Embora tenha já uma considerável experiência enquanto argumentista, produtor e realizador televisivo, Paul Haggis só adquiriu maior visibilidade através da escrita do argumento de "Million Dollar Baby - Sonhos Vencidos", o muito aclamado (e sobrevalorizado) filme e Clint Eastwood.
Os trabalhos anteriores de Haggis, no entanto, nem sempre foram alvo de elogios - a sua colaboração na série televisiva "Walker: o Ranger do Texas" não é propriamente um sinal de credibilidade -, por isso era difícil prever se "Colisão" (Crash), a sua estreia na realização de longas-metragens, seria uma obra inspirada ou um desfile de clichés.
Felizmente, o filme não só é convincente como figura, desde já, entre os títulos cinematográficos fulcrais de 2005.
Explorando as interligações de uma extensa galeria de personagens situadas em Los Angeles, "Colisão" é um forte e sensível olhar sobre as vicissitudes das relações humanas e o que nos separa e aproxima uns dos outros.
Abordando com especial ênfase a temática da xenofobia, o filme aposta num elenco multicultural para evidenciar o melting pot de um ambiente urbano onde o ritmo do dia-a-dia é cada vez mais inquietante e acelerado, reflectindo-se nas (progressivamente conturbadas) relações pessoais.
Haggins envereda por um retrato complexo e abrangente, evitando caracterizações simplistas e mensagens edificantes e moralistas, concedendo ambiguidade às personagens sem nunca as julgar nem as tratar como símbolos de uma qualquer etnia ou ideologia.

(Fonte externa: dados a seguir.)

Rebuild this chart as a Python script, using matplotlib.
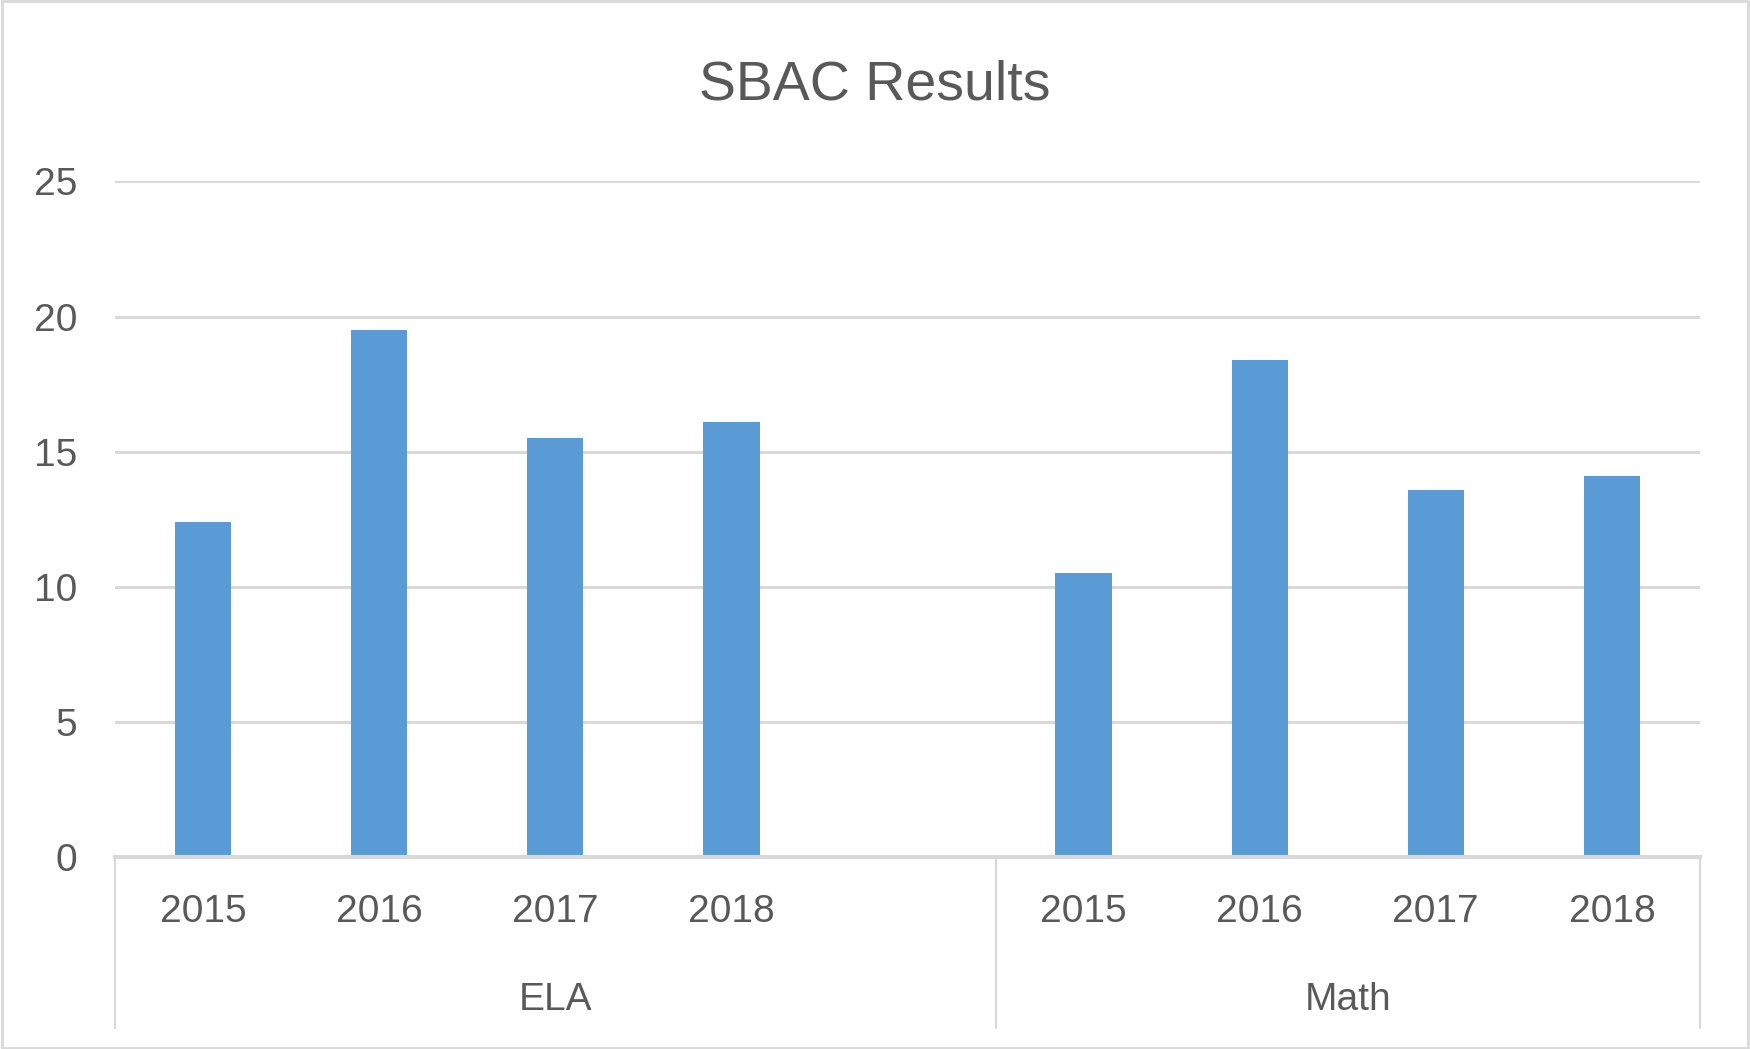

A soberba direcção de actores é decisiva para que a densidade dramática do filme resulte, e nesse sentido "Colisão" oferece um dos elencos mais coesos do ano.
Entre estrelas mediáticas como Sandra Bullock (num dos seus papéis mais interessantes), Matt Dillon (que encarna aqui um intrigante polícia), Brendan Fraser (que mais uma vez comprova ser um actor a ter em conta) ou Don Cheadle (seguro como sempre), passando por nomes promissores como Ryan Phillipe (encarnando um jovem que aprende a não ver o mundo a preto-e-branco) ou Larenz Tate e o cantor Ludacris (numa dupla de delinquentes), o filme contém uma série de presenças que compõem personagens credíveis e absorventes.
Se o contributo dos actores é um dos pontos fortes de "Colisão", este nem sempre é bem aproveitado, uma vez que há algumas personagens cujo potencial fica algo inexplorado. Haggis poderia, por isso, ter estendido um pouco mais a duração do filme, de forma a que o desenvolvimento das personagens fosse ainda mais conseguido.
Apesar dessa pequena limitação, esta é ainda uma obra bem acima da média, atestando o talento de Haggis não só na criação de argumentos mas também na realização. Apresentando uma sólida gestão do ritmo, com uma eficaz interligação dos múltiplos episódios de um quotidiano em ebulição, o realizador proporciona ainda uma envolvente energia visual, pois a sua perspectiva de uma LA nocturna é tão entusiasmante como a que Michael Mann efectua em "Colateral" (com uma banda-sonora e fotografia notáveis).
Partindo de um início não muito original - um acidente de viação que serve de ponto de partida para que as personagens se entrecruzem, algo que "Amor Cão", de Alejandro Gonzalez Iñarritu, ou "Crash", de David Cronenberg já desenvolveram -, "Colisão" torna-se numa película surpreendente, cativando devido à combinação de vinhetas geralmente cruas e realistas que conseguem despoletar momentos de um intenso impacto emocional sem recorrerem a fórmulas melodramáticas e rodriguinhos fáceis.
Duro mas também emotivo, "Colisão" é um brilhante filme-mosaico, uma equilibrada estreia na realização de um cineasta/argumentista que se distingue aqui como um dos nomes mais promissores do actual cinema norte-americano. Se desse mais tempo e espaço para as suas personagens se revelarem na sua plenitude, "Colisão" poderia ascender ao estatuto de obra-prima. Assim, é "apenas" muito bom, e um dos títulos obrigatórios de 2005. Imperdível.